The Hong Kong Monetary Authority (HKMA), Hong Kong’s de-facto central bank, raised its benchmark interest rate for a tenth time this year, following the US Federal Reserve, by 25 basis points to 5.55% on Thursday. The latest move brought borrowing costs in the city to the highest level since January 2008. Hong Kong raises rates in line with the Fed due to the Hong Kong Dollar’s peg to the US Dollar. The weakness in the HKD forced the bank to deplete banking system cash to 15-year lows.
Hong Kong’s monetary policy moves in lock-step with the United States as the city’s currency is pegged to the greenback in a tight range of 7.75-7.85 per dollar.
“Rate hikes in the U.S. will not affect the financial and monetary stability of Hong Kong, …. The market has continued to operate in a smooth and orderly manner and the total deposits in the banking system in Hong Kong have also remained stable.”
Eddie Yue, Chief Executive of the HKMA, told reporters.
Defending the Peg
The HKMA move came after another round of intervention by the HKMA to defend the Hong Kong dollar bumping into the weakest end of the peg at 7.85.
Persistent intervention by the HKMA has failed to put a floor under the Hong Kong dollar and interbank rates, as investment inflows from mainland China and a weak domestic economy have sapped loan demand.
The HKMA bought HK$4.671 billion ($595.1 million) from the market in New York trading hours, adding to the $37.5 billion worth of Hong Kong dollars it has soaked up through 49 rounds of interventions since the Fed began hiking interest rates in March 2022.
The aggregate balance will decrease to HK$44.527 billion on May 5, an HKMA spokesperson said. It has been below 2020 levels since late April, and is now at the lowest levels since 2008.
Three-month Hong Kong dollar interbank offer rates (HIBOR) have risen this week to around 3.99%, but are still down a percentage point from December levels and 135 bps below U.S. yields, rendering the Hong Kong dollar cheap for funding overseas carry trades.
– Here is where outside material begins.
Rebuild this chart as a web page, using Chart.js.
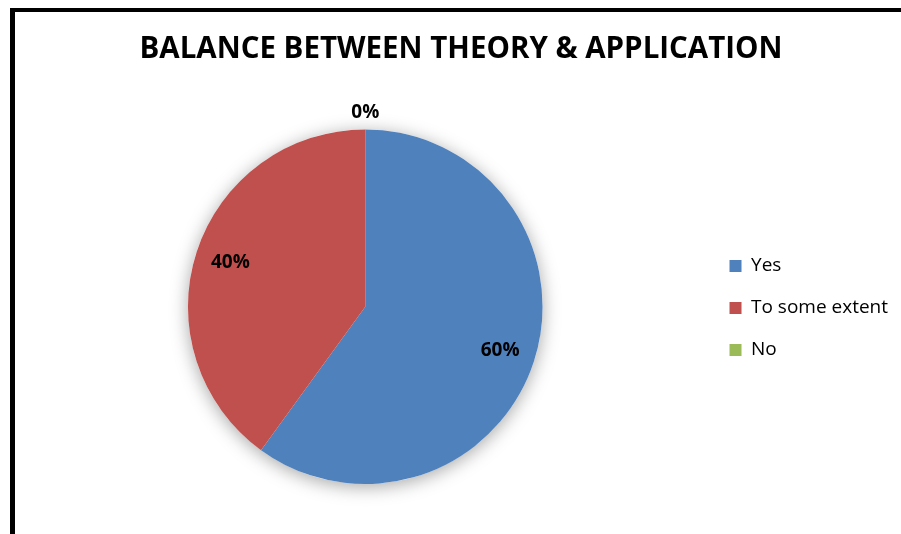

Hong Kong Retail Sales Hit Record-High YoY
Retail sales in Hong Kong jumped to a record-high of 39.4% year-on-year in March 2023, quickening from a 29.7% growth in the previous month. Sales rose sharply for jewelry, watches, clocks & valuable gifts (174.9% vs 133.2%), clothing, footwear & allied products (127.1% vs 93.1% in February), department stores (32.2% vs 15.4%), other consumer goods (47.4% vs 31.7%), and food, alcoholic drinks & tobacco (13.5% vs -0.1%).
Meanwhile, sales slowed for consumer durable goods (10.5% vs 35.3%) and fuels (16% vs 24.4%), while decreased at a slower pace for supermarkets (-11.6% vs -24.4%). Looking ahead, the government emphasized that the retail industry should continue to gain from the recovery of inbound tourism and private consumption.
Hong Kong was already struggling after Beijing’s crackdown on technology and private education firms back in July, and then the debt crisis at mainland Chinese developer China Evergrande Group. In an already precarious situation with the Chinese property market implosion higher rates have helped drive Hong Kong’s property market into a rare downturn, prices of residential properties and rent for office space also collapsed.
The HKMA said Hong Kong interbank rates, which have been rising over the past few months, will likely rise further with the Fed’s latest rate hike, and that people should therefore carefully assess the interest rate risk with mortgages and other borrowing decisions.
Hong Kong’s biggest banks such as HSBC Holdings Plc and Standard Chartered Plc are expected to hike their prime rates later today for the fifth time this year.
The Fed’s aggressive monetary tightening this year has raised concerns about Hong Kong’s linked exchange rate system, including its sustainability and relevance. Just last month, American investor Bill Ackman who founded hedge fund Pershing Square Capital Management, said that the mechanism no longer made sense for the city. He placed a monstrous bet for it to fail shorting the Hong Kong dollar.
The Hong Kong Monetary Authority however has said that it does not need or intend to change the system, citing strong buffers and deep liquidity in the banking system.